Living the fairy tale
Annabel Meggeson is entranced by ballet aficionado Matthew Bourne
Iget asked that all the time…” Poor Matthew Bourne – as if half a dozen internationally acclaimed ballet spectaculars weren’t enough, I’m asking him what he’ll be getting his teeth into next. The other thing he always gets asked? “When am I going to direct a movie! I’ve been offered some great things and certainly been to film studios and had the red carpet laid out, so to speak.” But the thing is, Bourne, 57, is a theatre boy. Born in east London, he grew up on his parents’ diet of musicals before embarking on
a “self-education” in classical ballet and opera in his late teens, which he loved. He won a place at a contemporary ballet school when he was 22, and formed his own dance troupe straight out of college, because he “loved performing”. Thirty years on, New Adventures (originally Adventures In Motion Pictures) is still going, and instead of “a small group of friends performing in small venues to small audiences”, it’s now one of the world’s most prolific ballet companies, sustaining unheard-of-for-ballet eight-week runs that keep coming back, and winning Bourne 35 international awards and a knighthood no less. The latest show to return to the London stage is Cinderella, which opens at Sadler’s Wells next month.

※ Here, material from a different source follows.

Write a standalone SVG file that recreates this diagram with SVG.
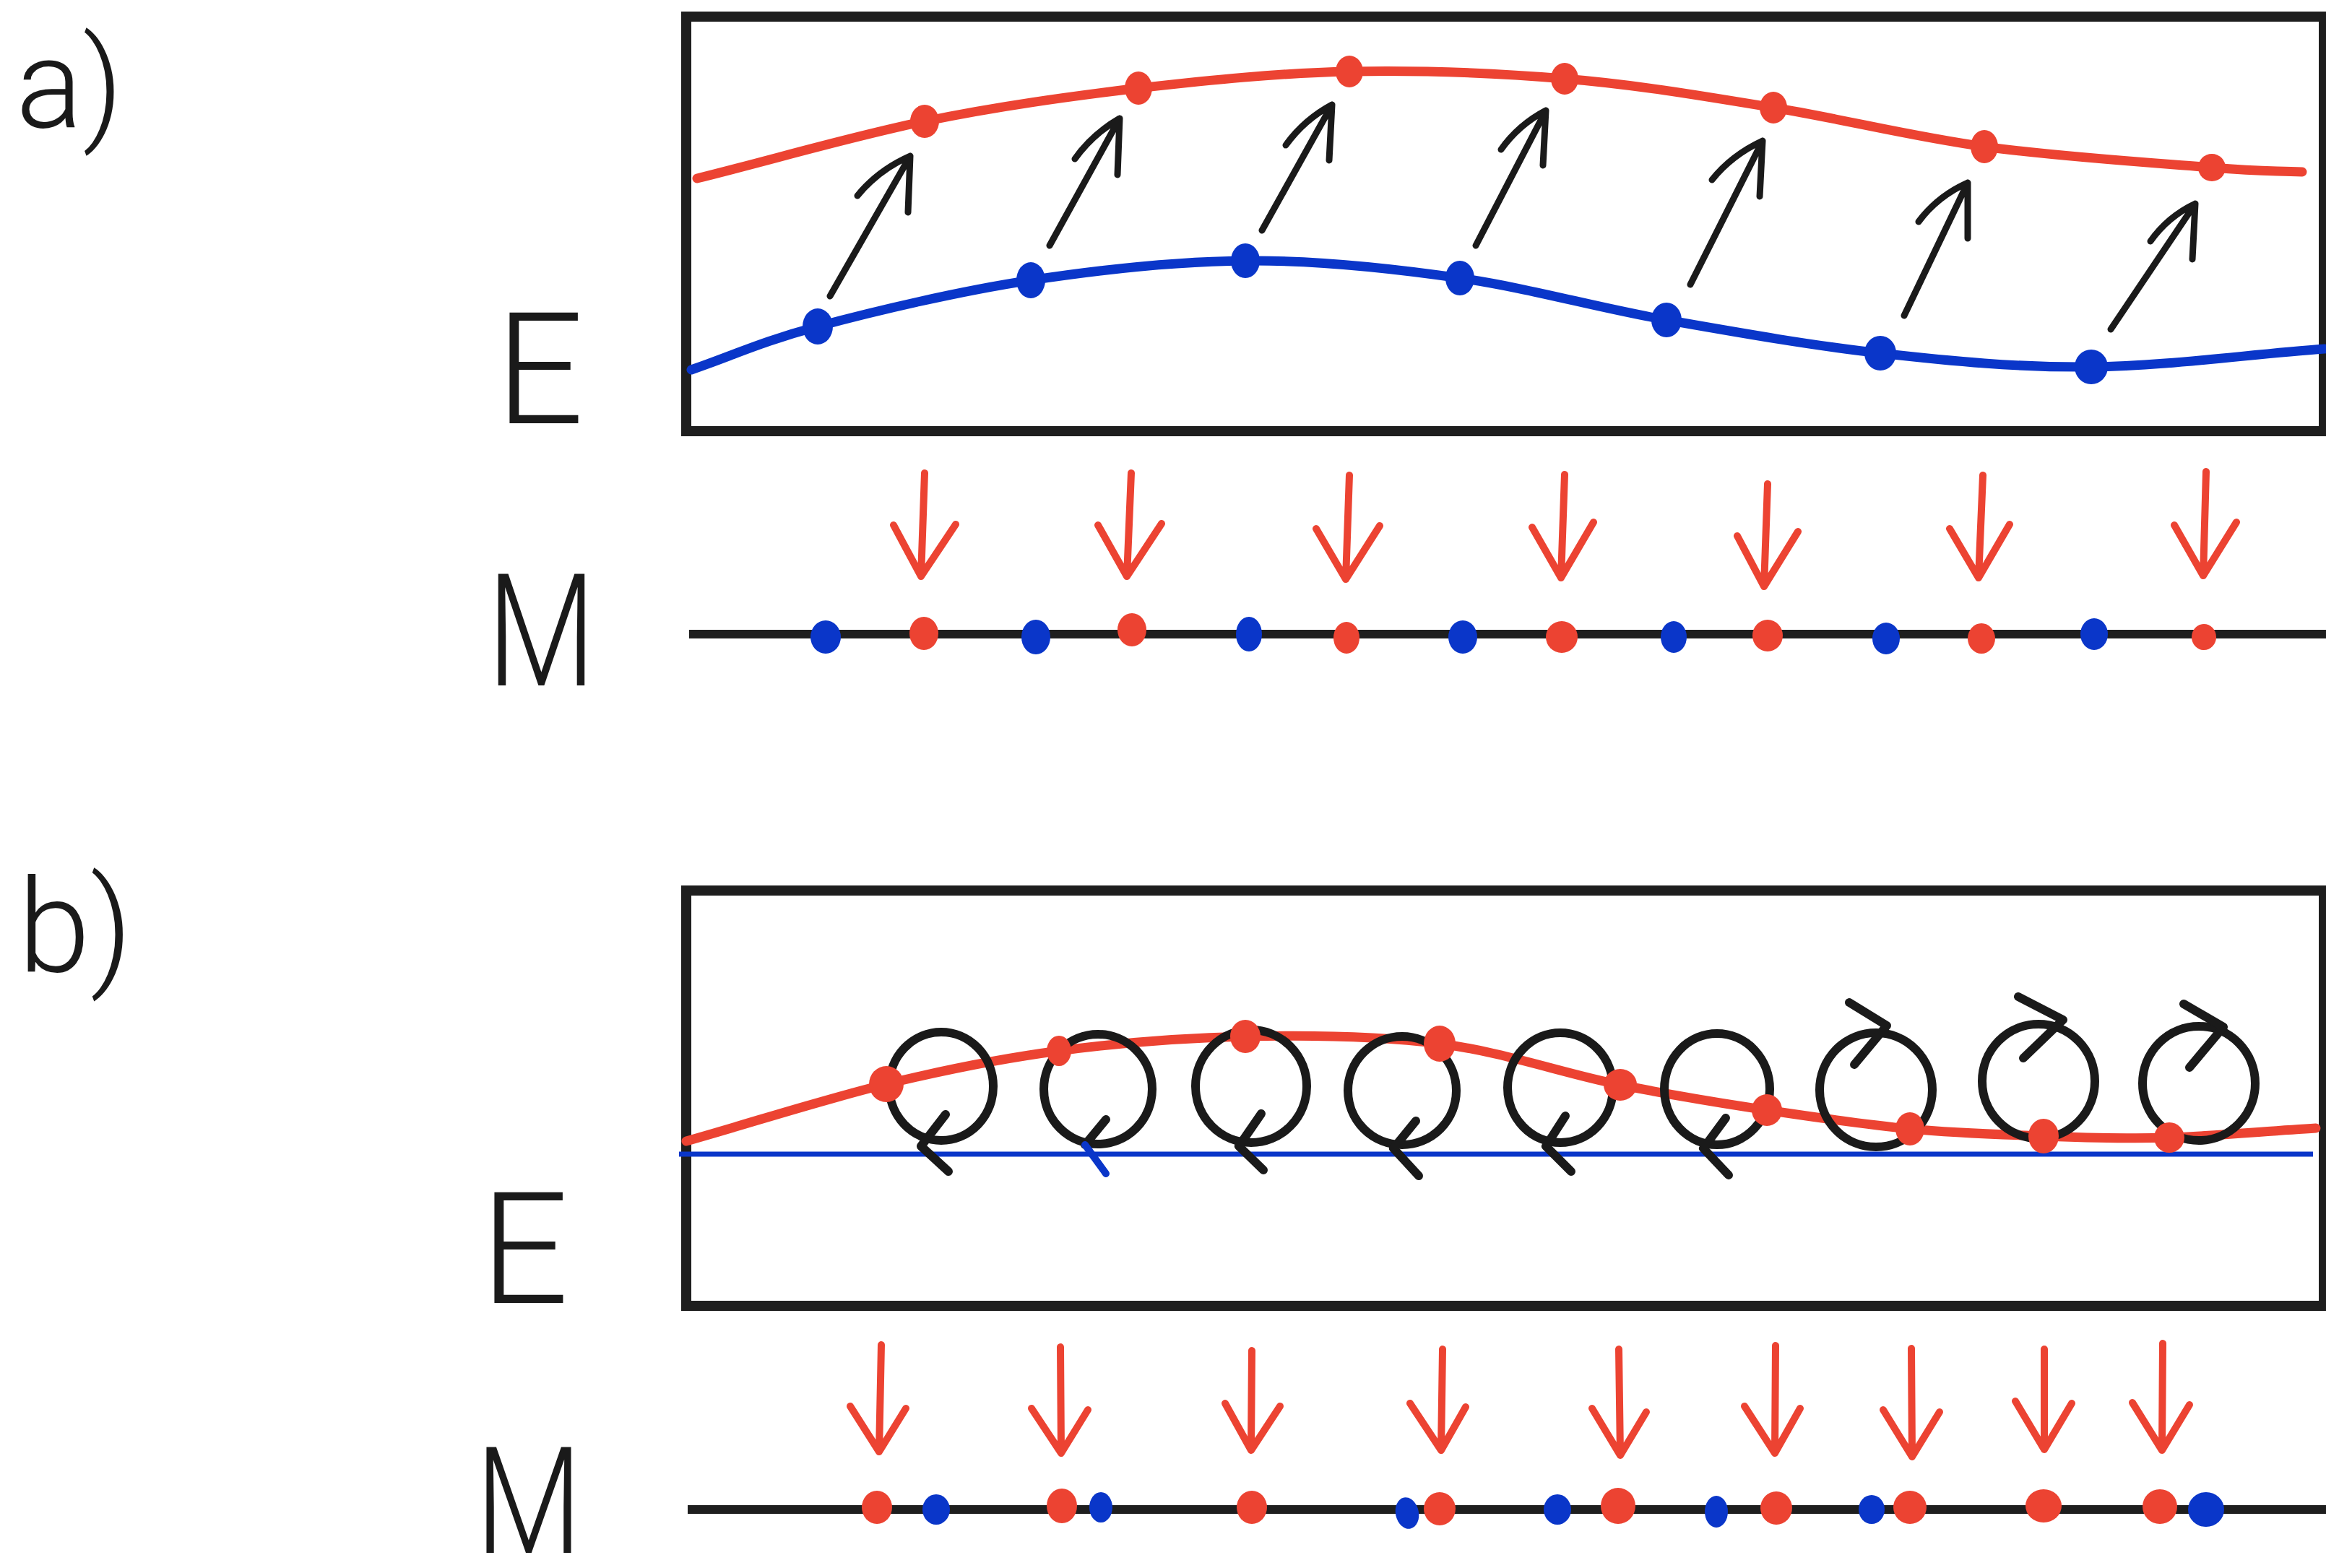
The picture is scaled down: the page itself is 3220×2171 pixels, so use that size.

Today, we’re in a beautiful old studio space in east London, and while some of the dancers in his company limber up for their pictures, we wander away from the music and cameras to settle on a big leather sofa and talk more about the ballet. Bourne’s rather serious demeanour belies the gentle, down-to-earth, easy-tolaugh man I discover during the course of our conversation. His voice is soft but purposeful and his manner pure charm. No wonder everyone, as I find out when I talk to his publicist and the dancers later on, loves him.
BOURNE’S CINDERELLA IS A UNIQUE TAKE ON THE STORY,
set during World War II. Which isn’t exactly the cosiest subject for Christmas, I venture. “It’s a good title for Christmas and it uses the Prokofiev score, which was published in 1946, and I promise you, if you listen to it with the thought of that period in your head, it’s just like a film score from the ’40s,” says Bourne. “You can hear the sirens and the planes flying overhead and it actually really works as an idea. Because
Cinderella is actually about somebody going missing and the image of the shoe in the rubble is so strong.
The centrepiece is a bombed ballroom, based on what happened to the Café de Paris. Act Two opens with the bombed ballroom, total chaos, and it all goes backwards and rights itself. Things fly into place and people dance backwards. But ultimately, it’s a story about love.”
It sounds extraordinary, but then making audiences fall in love with the extraordinary and unexpected is
The centrepiece is a bombed ballroom. Things FLY into place and people DANCE backwards. It’s a story about LOVE
I remember WATCHING Anthony Dowell in Swan Lake and thinking, ‘What if the swans were MALE?’
exactly what Bourne’s all about. His talent is being able to see something
– a well-loved fairy tale or traditional ballet – from a different point of view. It’s what happened with his most famous piece of work, the all-male Swan Lake that debuted over 20 years ago and made Bourne the household name he is today.
WAS THERE A LIGHT-BULB MOMENT?
“I can remember more than one in a way. I had seen Swan Lake many times and I remember watching Anthony Dowell in it at The Royal Ballet, who played the prince in this way that was really yearning for something. And I’m thinking, ‘What if the swans were male?’ At the same time, the press was full of Charles, Diana and Camilla, and all the royal trouble that was going on with them
– a prince who couldn’t be with the person he loved. Then I was in St James’s Park one morning and saw Buckingham Palace with the swans in the foreground, and it all just seemed to add up.”
Swan Lake also yielded Bourne his partner of 20 years, Portuguese dancer and choreographer Arthur Pita, 46. “He was one of the swans.” They have a dog, Ferdinand, and live in London, as well as having a place in Brighton, where they like to escape to when they have a few days together. “Otherwise, Arthur’s very freelance and some weeks he has to go to San Francisco to do a piece and it’s a juggling act when we’re around.”
Christmas, though, will see them firmly together, tending their respective London-based ballets. (Pita will be doing his sixth year of The Little Match Girl, which Bourne touchingly describes as “magical”, at the Lilian Baylis theatre.) Bourne normally has the company round to his house on Boxing Day (evidence of the original “family feel” he says is retained, despite the size and success of it now), while Christmas Day will most likely see Bourne and Pita eat at local restaurant, Bellanger, which “is rather nice because you can take your dog”.
With that, Red’s creative director comes over – they’re ready for Bourne on set. As he walks on, Madonna is playing and he can’t help himself – a few taps and a wiggle before taking his place as serious-faced impresario among his troupe. But there he is – the boy who was passionate about performing, about music and about ballet. Still there, doing his thing.